The answer is a single number: how many lines hold the string "Emit".

» Record list:
---

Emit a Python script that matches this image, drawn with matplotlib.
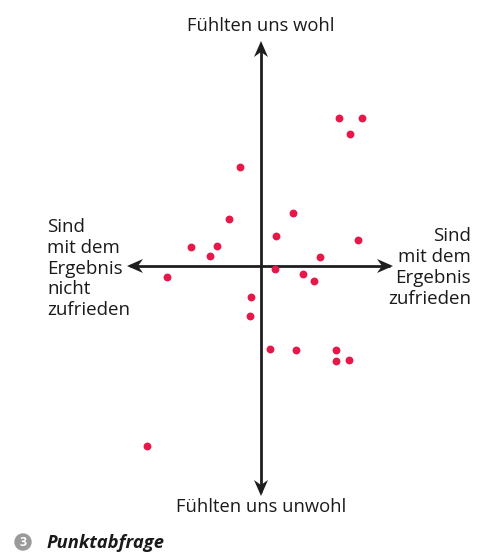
import matplotlib
matplotlib.use("Agg")
import matplotlib.pyplot as plt
from matplotlib.patches import Circle, Polygon

# Data: positions relative to the axes crossing (arbitrary units)
x_vals = [7.8, 10.1, 8.9, -2.1, -3.2, 3.2, 1.5, 9.7, -7.0, -4.4, -5.1, 5.9,
          -9.4, 1.4, 4.2, 5.3, -1.0, -1.1, 0.9, 3.5, 7.5, 7.5, 8.8, -11.4]
y_vals = [14.8, 14.8, 13.2, 9.9, 4.7, 5.3, 3.0, 2.6, 1.9, 2.0, 1.0, 0.9,
          -1.1, -0.3, -0.8, -1.5, -3.1, -5.0, -8.3, -8.4, -8.4, -9.5, -9.4, -18.0]

label_top = "Fühlten uns wohl"
label_bottom = "Fühlten uns unwohl"
label_left = ["Sind", "mit dem", "Ergebnis", "nicht", "zufrieden"]
label_right = ["Sind", "mit dem", "Ergebnis", "zufrieden"]
caption_num = "3"
caption = "Punktabfrage"

W, H = 478, 554
cx, cy = 261, 266  # pixel position of the crossing
fig = plt.figure(figsize=(W / 100, H / 100), dpi=100)
ax = fig.add_axes([0, 0, 1, 1])
ax.set_xlim(-cx / 10, (W - cx) / 10)
ax.set_ylim(-(H - cy) / 10, cy / 10)
ax.axis("off")


def px(x, y):
    return ((x - cx) / 10, (cy - y) / 10)


font = "Open Sans"
txt = "#1a1a1a"
axc = "#1e1e1e"

# axis lines
ax.plot([px(130, 0)[0], px(390, 0)[0]], [0, 0], color=axc, lw=2.0,
        solid_capstyle="butt")
ax.plot([0, 0], [px(0, 45)[1], px(0, 492)[1]], color=axc, lw=2.0,
        solid_capstyle="butt")


def head(tip, direction):
    # stealth-like arrowhead in pixel space
    tx, ty = tip
    dx, dy = direction
    L, hw, notch = 16, 7, 5
    nx, ny = -dy, dx
    pts = [(tx, ty),
           (tx - dx * L + nx * hw, ty - dy * L + ny * hw),
           (tx - dx * (L - notch), ty - dy * (L - notch)),
           (tx - dx * L - nx * hw, ty - dy * L - ny * hw)]
    ax.add_patch(Polygon([px(*p) for p in pts], closed=True, color=axc,
                         lw=0, zorder=2))


head((261, 41), (0, -1))
head((261, 496), (0, 1))
head((127, 266), (-1, 0))
head((393, 266), (1, 0))

ax.scatter(x_vals, y_vals, s=32, color="#E8174A", zorder=3, linewidths=0)

ax.text(*px(261, 31), label_top, ha="center", va="baseline", fontsize=13.2,
        family=font, color=txt)
ax.text(*px(261, 512), label_bottom, ha="center", va="baseline",
        fontsize=13.2, family=font, color=txt)
for i, s in enumerate(label_left):
    ax.text(*px(47, 232 + i * 20.8), s, ha="left", va="baseline",
            fontsize=13.5, family=font, color=txt)
for i, s in enumerate(label_right):
    ax.text(*px(471, 241 + i * 21), s, ha="right", va="baseline",
            fontsize=13.5, family=font, color=txt)

# caption
ax.add_patch(Circle(px(23, 542), 0.8, color="#9a9a9a"))
ax.text(*px(23, 542.5), caption_num, ha="center", va="center", fontsize=9,
        family=font, weight="bold", color="white")
ax.text(*px(47, 548), caption, ha="left", va="baseline", fontsize=13.2,
        family=font, weight="bold", style="italic", color=txt)

fig.savefig("out.png", dpi=100)
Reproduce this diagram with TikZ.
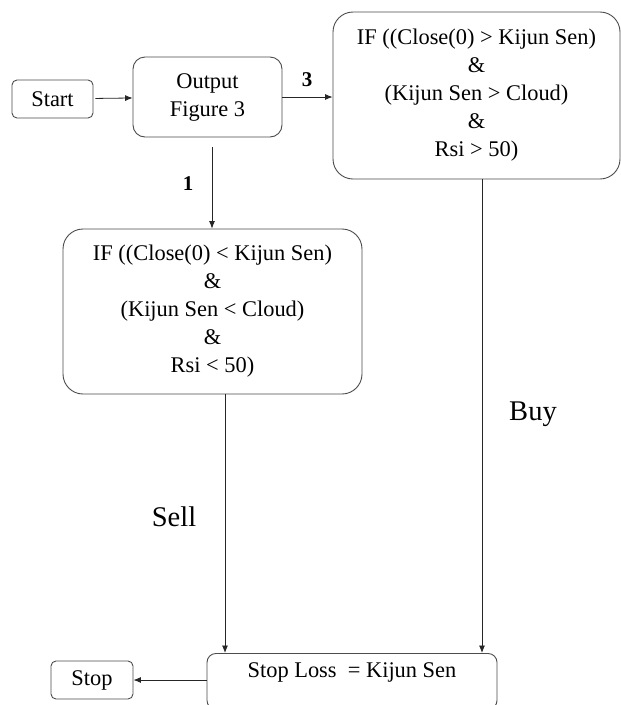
\documentclass[tikz,border=0pt]{standalone}
\usepackage{fontspec}
\setmainfont{Liberation Serif}
\usetikzlibrary{arrows.meta}
\begin{document}
\begin{tikzpicture}[x=1pt,y=-1pt,
  box/.style={draw=black!70, line width=0.9pt, inner sep=0pt, align=center,
    font=\fontsize{22.4}{28}\selectfont},
  arr/.style={draw=black!85, line width=0.8pt, -{Latex[length=7.5pt,width=6pt]}},
  num/.style={font=\fontsize{21}{24}\selectfont\bfseries},
  big/.style={font=\fontsize{28.5}{32}\selectfont}]
\useasboundingbox (0,0) rectangle (621,705);
\fill[white] (0,0) rectangle (621,705);
\node[box, rounded corners=5pt, minimum width=81pt, minimum height=38pt] (start) at (52.5,99) {Start};
\node[box, rounded corners=12pt, minimum width=149pt, minimum height=80pt] (out) at (207.5,97) {Output\\Figure 3};
\node[box, rounded corners=20pt, minimum width=287pt, minimum height=167pt] (buy) at (476.5,95.5)
  {IF ((Close(0) > Kijun Sen)\\\&\\(Kijun Sen > Cloud)\\\&\\Rsi > 50)};
\node[box, rounded corners=20pt, minimum width=299pt, minimum height=165pt] (sell) at (212.5,311.5)
  {IF ((Close(0) < Kijun Sen)\\\&\\(Kijun Sen < Cloud)\\\&\\Rsi < 50)};
\node[box, rounded corners=9pt, minimum width=290pt, text height=20pt, text depth=28pt,
  inner ysep=4pt, anchor=north] (sl) at (352,653) {Stop Loss\ \ = Kijun Sen};
\node[box, rounded corners=5pt, minimum width=82pt, minimum height=38pt] (stop) at (92,680) {Stop};
\draw[arr, shorten <=2pt] (start) -- (out);
\draw[arr] (out.east) -- (buy.west |- out.east);
\draw[arr, shorten <=10pt] ([xshift=4.5pt]out.south) -- ([xshift=4.5pt]out.south |- sell.north);
\draw[arr] ([xshift=12.5pt]sell.south) -- ([xshift=12.5pt]sell.south |- sl.north);
\draw[arr] ([xshift=5.5pt]buy.south) -- ([xshift=5.5pt]buy.south |- sl.north);
\draw[arr] (sl.west |- stop.east) -- (stop.east);
\node[num] (l3) at (307,80) {3};
\node[num] (l1) at (188,184) {1};
\node[big] (lbuy) at (533,414) {Buy};
\node[big] (lsell) at (174,517) {Sell};
\end{tikzpicture}
\end{document}
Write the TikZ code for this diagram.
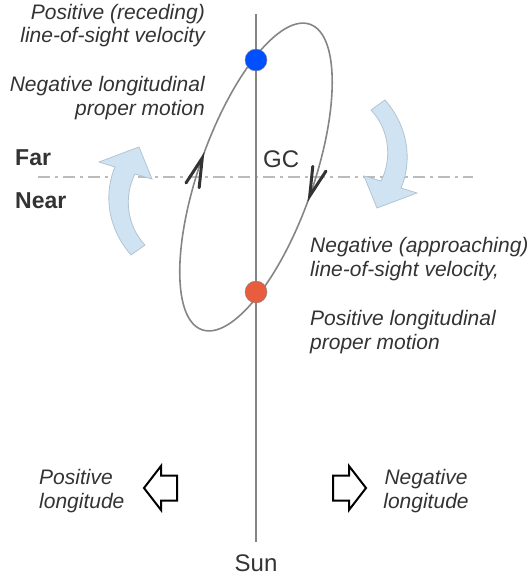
\documentclass[tikz,border=0pt]{standalone}
\usepackage{fontspec}
\setmainfont{Liberation Sans}
\usetikzlibrary{decorations.markings}

\definecolor{txtgray}{HTML}{333333}
\definecolor{linegray}{HTML}{858585}
\definecolor{dashgray}{HTML}{BBBBBB}
\definecolor{dotblue}{HTML}{0050FF}
\definecolor{dotred}{HTML}{E85D3D}
\definecolor{swirlfill}{HTML}{CFE3F2}
\definecolor{swirlline}{HTML}{B2C4D2}

\tikzset{
    notetext/.style={inner sep=0pt, text=txtgray, font=\fontsize{21}{24}\selectfont\itshape},
    bigtext/.style={inner sep=0pt, text=txtgray, font=\fontsize{24}{28}\selectfont},
    sidetext/.style={inner sep=0pt, text=txtgray, font=\fontsize{23}{28}\selectfont\bfseries},
    dot/.style={circle, draw=linegray, line width=0.4pt, minimum size=22pt, inner sep=0pt},
    orbittip/.style={draw=txtgray, line width=3pt, line cap=round, line join=miter},
    swirl/.pic={
        \draw[fill=swirlfill, draw=swirlline, line width=0.8pt]
            (5,55) .. controls (-21,25) and (-21,-10) .. (-11,-33)
            -- (-27,-38) -- (13,-53) -- (26,-21) -- (9,-26)
            .. controls (-2,-5) and (0,25) .. (19,45) -- cycle;
    },
    lonarrow/.pic={
        \draw[black, line width=2pt, line join=miter, fill=white]
            (17,0) -- (0,-22) -- (0,-12.5) -- (-16,-12.5) -- (-16,12.5)
            -- (0,12.5) -- (0,22) -- cycle;
    }
}

\begin{document}
\begin{tikzpicture}[x=1pt, y=-1pt]
    \useasboundingbox (0,0) rectangle (531,578);

    % Axes
    \coordinate (farleft) at (38,177);
    \coordinate (farright) at (473,177);
    \coordinate (top) at (256,14);
    \coordinate (bottom) at (256,542);
    \coordinate (gc) at (256,177);
    \draw[dashgray, line width=1.6pt, dash pattern=on 12pt off 5pt on 3pt off 5pt] (farleft) -- (farright);
    \draw[linegray, line width=1.6pt] (top) -- (bottom);

    % Orbit
    \draw[linegray, line width=1.6pt, rotate around={70.5:(gc)},
        postaction={decorate},
        decoration={markings,
            mark=at position 0.25 with {\draw[orbittip] (29,-7) -- (0,0) -- (29,7);},
            mark=at position 0.75 with {\draw[orbittip] (29,-7) -- (0,0) -- (29,7);}}]
        (gc) ellipse [x radius=162pt, y radius=57pt];

    % Dots
    \node[dot, fill=dotblue] (recdot) at (256,60) {};
    \node[dot, fill=dotred] (appdot) at (256,292) {};

    % Rotation arrows
    \pic at (126,200) {swirl};
    \pic[rotate=180] at (390,155) {swirl};

    % Longitude arrows
    \pic[rotate=180] at (161,488) {lonarrow};
    \pic at (349,488) {lonarrow};

    % Labels
    \node[notetext, anchor=base east, align=right] (recede) at (205,43) {Positive (receding)\\line-of-sight velocity};
    \node[notetext, anchor=base east, align=right] (negpm) at (205,115) {Negative longitudinal\\proper motion};
    \node[notetext, anchor=base west, align=left] (approach) at (310,276) {Negative (approaching)\\line-of-sight velocity,};
    \node[notetext, anchor=base west, align=left] (pospm) at (310,349) {Positive longitudinal\\proper motion};
    \node[notetext, anchor=base west, align=left] (poslon) at (39,508) {Positive\\longitude};
    \node[notetext, anchor=base, align=center] (neglon) at (426,508) {Negative\\longitude};

    \node[bigtext, anchor=base west] (gclabel) at (263,167) {GC};
    \node[bigtext, anchor=base] (sun) at (256,571) {Sun};
    \node[sidetext, anchor=base west] (far) at (15,165) {Far};
    \node[sidetext, anchor=base west] (near) at (15,208) {Near};
\end{tikzpicture}
\end{document}
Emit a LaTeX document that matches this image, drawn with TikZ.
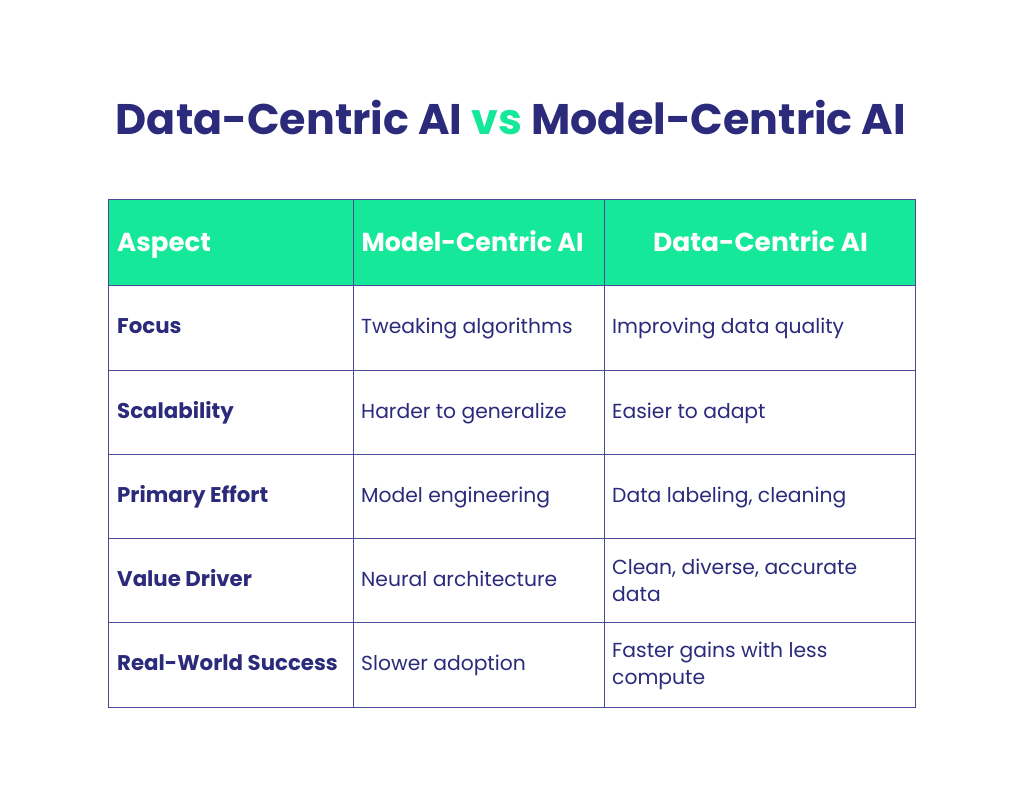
\documentclass[tikz,border=0pt]{standalone}
\usepackage{graphicx}
\usepackage{fontspec}
\setmainfont{Poppins}
\definecolor{navy}{HTML}{2B2A7B}
\definecolor{mint}{HTML}{16E89A}
\definecolor{grid}{HTML}{4B4A94}
\begin{document}
\begin{tikzpicture}[x=1pt,y=-1pt,
  title/.style={font=\fontsize{42.8}{50}\selectfont\bfseries, text=navy, inner sep=0pt},
  headtxt/.style={font=\fontsize{26}{30}\selectfont\bfseries, text=white, inner sep=0pt, anchor=base west},
  labeltxt/.style={font=\fontsize{21.3}{27}\selectfont\bfseries, text=navy, inner sep=0pt, anchor=base west},
  celltxt/.style={font=\fontsize{20.3}{27}\selectfont, text=navy, inner sep=0pt, anchor=base west, align=left},
  gridline/.style={draw=grid, line width=1pt}
]
\useasboundingbox[fill=white] (0,0) rectangle (1024,786);
% title
\node[title, anchor=base] (ttl) at (511,135) {Data-Centric AI \textcolor{mint}{vs} Model-Centric AI};
% header fill
\fill[mint] (108,200) rectangle (915,285);
% grid
\draw[gridline] (108,200) rectangle (915,707);
\foreach \yy in {285,370,454,538,622} \draw[gridline] (108,\yy) -- (915,\yy);
\draw[gridline] (353,200) -- (353,707);
\draw[gridline] (604,200) -- (604,707);
% header
\node[headtxt] (h1) at (117,251.7) {Aspect};
\node[headtxt] (h2) at (361.5,251.7) {\scalebox{0.975}[1]{Model-Centric AI}};
\node[headtxt, anchor=base] (h3) at (760.5,251.7) {\scalebox{1.02}[1]{Data-Centric AI}};
% rows
\node[labeltxt] (r1a) at (117,333) {Focus};
\node[celltxt] (r1b) at (361,333) {Tweaking algorithms};
\node[celltxt] (r1c) at (612,333) {Improving data quality};
\node[labeltxt] (r2a) at (117,418) {Scalability};
\node[celltxt] (r2b) at (361,418) {Harder to generalize};
\node[celltxt] (r2c) at (612,418) {Easier to adapt};
\node[labeltxt] (r3a) at (117,502) {Primary Effort};
\node[celltxt] (r3b) at (361,502) {Model engineering};
\node[celltxt] (r3c) at (612,502) {Data labeling, cleaning};
\node[labeltxt] (r4a) at (117,586) {Value Driver};
\node[celltxt] (r4b) at (361,586) {Neural architecture};
\node[celltxt] (r4c) at (612,601) {Clean, diverse, accurate\\data};
\node[labeltxt] (r5a) at (117,670) {Real-World Success};
\node[celltxt] (r5b) at (361,670) {Slower adoption};
\node[celltxt] (r5c) at (612,684.5) {Faster gains with less\\compute};
\end{tikzpicture}
\end{document}
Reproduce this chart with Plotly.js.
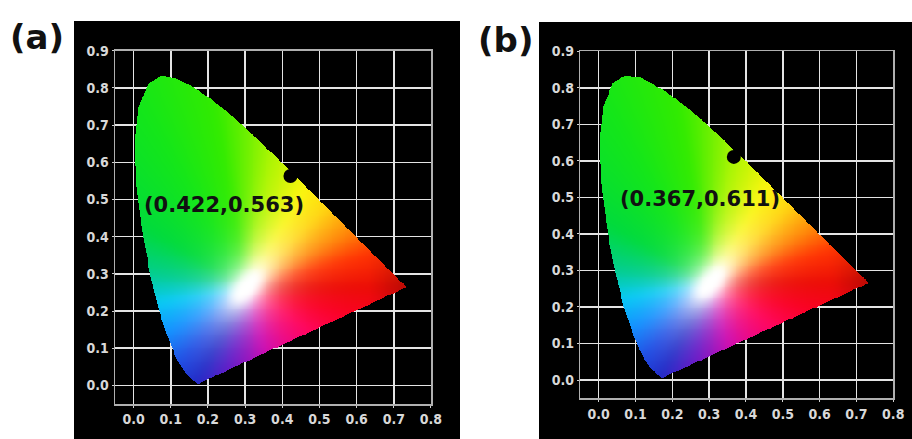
<!DOCTYPE html>
<html><head><meta charset="utf-8">
<script src="https://cdn.plot.ly/plotly-3.0.1.min.js"></script>
<style>html,body{margin:0;padding:0;background:#fff}#chart{width:912px;height:439px}</style>
</head><body><div id="chart"></div>
<script>
// CIE 1931 spectral locus (chromaticity x, y), 380 nm -> 700 nm
const locusX = [0.1741,0.1733,0.1726,0.1714,0.1689,0.1644,0.1566,0.1510,0.1440,0.1355,0.1241,0.1096,0.0913,0.0687,0.0454,0.0235,0.0082,0.0039,0.0139,0.0389,0.0743,0.1142,0.1547,0.1929,0.2296,0.2658,0.3016,0.3373,0.3731,0.4087,0.4441,0.4788,0.5125,0.5448,0.5752,0.6029,0.6270,0.6658,0.6915,0.7079,0.7190,0.7260,0.7300,0.7334,0.7347];
const locusY = [0.0050,0.0048,0.0048,0.0051,0.0069,0.0109,0.0177,0.0227,0.0297,0.0399,0.0578,0.0868,0.1327,0.2007,0.2950,0.4127,0.5384,0.6548,0.7502,0.8120,0.8338,0.8262,0.8059,0.7816,0.7543,0.7243,0.6923,0.6589,0.6245,0.5896,0.5547,0.5202,0.4866,0.4544,0.4242,0.3965,0.3725,0.3340,0.3083,0.2920,0.2809,0.2740,0.2700,0.2666,0.2653];

// Measured colour coordinates
const panelNames = ["(a)", "(b)"];
const cieX = [0.422, 0.367];
const cieY = [0.563, 0.611];
const cieLabels = ["(0.422,0.563)", "(0.367,0.611)"];

// Fill palette of the diagram (hue direction seen from the white spot -> colour)
const hueAngles = [0, 15, 28, 45, 60, 80, 100, 120, 150, 172, 190, 210, 228, 242, 258, 285, 305, 325, 345, 360];
const hueColors = [[235,12,5],[255,50,0],[255,130,0],[255,210,0],[250,245,0],[170,245,0],[50,235,0],[20,230,25],[0,218,60],[0,205,140],[0,200,245],[0,135,255],[10,60,225],[20,30,195],[90,10,195],[200,0,175],[235,0,130],[255,0,90],[250,0,35],[235,12,5]];
const whiteX = 0.305, whiteY = 0.265;

const W = 912, H = 439;
const px = v => v / W;
const py = v => 1 - v / H;

function inside(x, y) {
  let c = false;
  const n = locusX.length;
  for (let i = 0, j = n - 1; i < n; j = i++) {
    const xi = locusX[i], yi = locusY[i], xj = locusX[j], yj = locusY[j];
    if (((yi > y) !== (yj > y)) && (x < (xj - xi) * (y - yi) / (yj - yi) + xi)) c = !c;
  }
  return c;
}
function hueColor(a) {
  for (let k = 1; k < hueAngles.length; k++) {
    if (a <= hueAngles[k]) {
      const t = (a - hueAngles[k - 1]) / (hueAngles[k] - hueAngles[k - 1]);
      const c0 = hueColors[k - 1], c1 = hueColors[k];
      return [c0[0] + (c1[0] - c0[0]) * t, c0[1] + (c1[1] - c0[1]) * t, c0[2] + (c1[2] - c0[2]) * t];
    }
  }
  return hueColors[hueColors.length - 1];
}
const rot = 50 * Math.PI / 180;
function fillColor(x, y) {
  const dx = x - whiteX, dy = y - whiteY;
  let a = Math.atan2(dy, dx) * 180 / Math.PI; if (a < 0) a += 360;
  const u = dx * Math.cos(rot) + dy * Math.sin(rot), v = -dx * Math.sin(rot) + dy * Math.cos(rot);
  const d = Math.sqrt((u / 2.0) * (u / 2.0) + v * v);
  const f = 1 - Math.exp(-Math.max(0, d - 0.022) / 0.047);
  const h = hueColor(a);
  let dk = 1;
  const dist = Math.sqrt(dx * dx + dy * dy);
  if (a < 25 || a > 335) {
    const w = a < 25 ? 1 - a / 25 : 1 - (360 - a) / 25;
    dk = 1 - 0.22 * w * Math.min(1, Math.max(0, (dist - 0.33) / 0.1));
  }
  return [(255 + (h[0] - 255) * f) * dk, (255 + (h[1] - 255) * f) * dk, (255 + (h[2] - 255) * f) * dk];
}

const step = 0.0025, x0 = -0.05, y0 = -0.05;
const nx = Math.round(0.85 / step), ny = Math.round(0.95 / step);
// colour field, then a light box blur for soft transitions
let field = [0, 1, 2].map(() => new Float32Array(nx * ny));
for (let i = 0; i < ny; i++) {
  const y = y0 + (i + 0.5) * step;
  for (let j = 0; j < nx; j++) {
    const c = fillColor(x0 + (j + 0.5) * step, y);
    field[0][i * nx + j] = c[0]; field[1][i * nx + j] = c[1]; field[2][i * nx + j] = c[2];
  }
}
function blur(src, r) {
  const tmp = new Float32Array(nx * ny), out = new Float32Array(nx * ny);
  for (let i = 0; i < ny; i++) for (let j = 0; j < nx; j++) {
    let s = 0, n = 0;
    for (let k = -r; k <= r; k++) { const jj = j + k; if (jj >= 0 && jj < nx) { s += src[i * nx + jj]; n++; } }
    tmp[i * nx + j] = s / n;
  }
  for (let i = 0; i < ny; i++) for (let j = 0; j < nx; j++) {
    let s = 0, n = 0;
    for (let k = -r; k <= r; k++) { const ii = i + k; if (ii >= 0 && ii < ny) { s += tmp[ii * nx + j]; n++; } }
    out[i * nx + j] = s / n;
  }
  return out;
}
field = field.map(ch => blur(blur(ch, 4), 4));
const img = [];
for (let i = 0; i < ny; i++) {
  const row = [];
  const y = y0 + (i + 0.5) * step;
  for (let j = 0; j < nx; j++) {
    const x = x0 + (j + 0.5) * step;
    const p = i * nx + j;
    row.push(inside(x, y) ? [Math.round(field[0][p]), Math.round(field[1][p]), Math.round(field[2][p]), 1] : [0, 0, 0, 0]);
  }
  img.push(row);
}

const traces = [];
["", "2"].forEach((s, k) => {
  traces.push({type: 'image', z: img, colormodel: 'rgba', x0: x0 + step / 2, dx: step, y0: y0 + step / 2, dy: step,
    xaxis: 'x' + s, yaxis: 'y' + s, hoverinfo: 'skip'});
  traces.push({type: 'scatter', mode: 'markers', x: [cieX[k]], y: [cieY[k]], xaxis: 'x' + s, yaxis: 'y' + s,
    marker: {color: '#000', size: 14}, showlegend: false, hoverinfo: 'skip'});
});

const tickFont = {family: 'Liberation Sans Narrow, DejaVu Sans Condensed, sans-serif', size: 14, color: '#d8d8d8', weight: 'bold'};
function ax(range, domain, anchor) {
  return {range: range, domain: domain, anchor: anchor, dtick: 0.1, tick0: 0, tickformat: '.1f',
    showgrid: true, gridcolor: '#e4e4e4', gridwidth: 1.5, zeroline: false,
    showline: true, linecolor: '#b0b0b0', linewidth: 1.5, mirror: true,
    ticks: 'outside', ticklen: 2, tickcolor: '#cfcfcf', tickfont: tickFont,
    scaleanchor: false, autorange: false, fixedrange: true};
}

const layout = {
  width: W, height: H, margin: {l: 0, r: 0, t: 0, b: 0},
  paper_bgcolor: '#fff', plot_bgcolor: '#000', showlegend: false,
  xaxis: ax([-0.05, 0.8001], [px(115), px(431)], 'y'),
  yaxis: ax([-0.05, 0.9001], [py(404), py(50.7)], 'x'),
  xaxis2: ax([-0.05, 0.8001], [px(580.3), px(893.3)], 'y2'),
  yaxis2: ax([-0.05, 0.9001], [py(398.3), py(51.3)], 'x2'),
  shapes: [
    {type: 'rect', xref: 'paper', yref: 'paper', x0: px(74), x1: px(460), y0: 0, y1: py(21), fillcolor: '#000', line: {width: 0}, layer: 'below'},
    {type: 'rect', xref: 'paper', yref: 'paper', x0: px(539), x1: 1, y0: 0, y1: py(22), fillcolor: '#000', line: {width: 0}, layer: 'below'}
  ],
  annotations: [
    {text: panelNames[0], xref: 'paper', yref: 'paper', x: px(37), y: py(37), showarrow: false, xanchor: 'center', yanchor: 'middle',
     font: {family: 'DejaVu Sans', size: 34, color: '#111', weight: 'bold'}},
    {text: panelNames[1], xref: 'paper', yref: 'paper', x: px(505), y: py(40), showarrow: false, xanchor: 'center', yanchor: 'middle',
     font: {family: 'DejaVu Sans', size: 34, color: '#111', weight: 'bold'}},
    {text: cieLabels[0], xref: 'paper', yref: 'paper', x: px(224), y: py(205), showarrow: false, xanchor: 'center', yanchor: 'middle',
     font: {family: 'DejaVu Sans', size: 21, color: '#111', weight: 'bold'}},
    {text: cieLabels[1], xref: 'paper', yref: 'paper', x: px(700), y: py(199), showarrow: false, xanchor: 'center', yanchor: 'middle',
     font: {family: 'DejaVu Sans', size: 21, color: '#111', weight: 'bold'}}
  ]
};

Plotly.newPlot('chart', traces, layout, {displayModeBar: false, staticPlot: true});
</script>
</body></html>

---

» Answer to this task:
2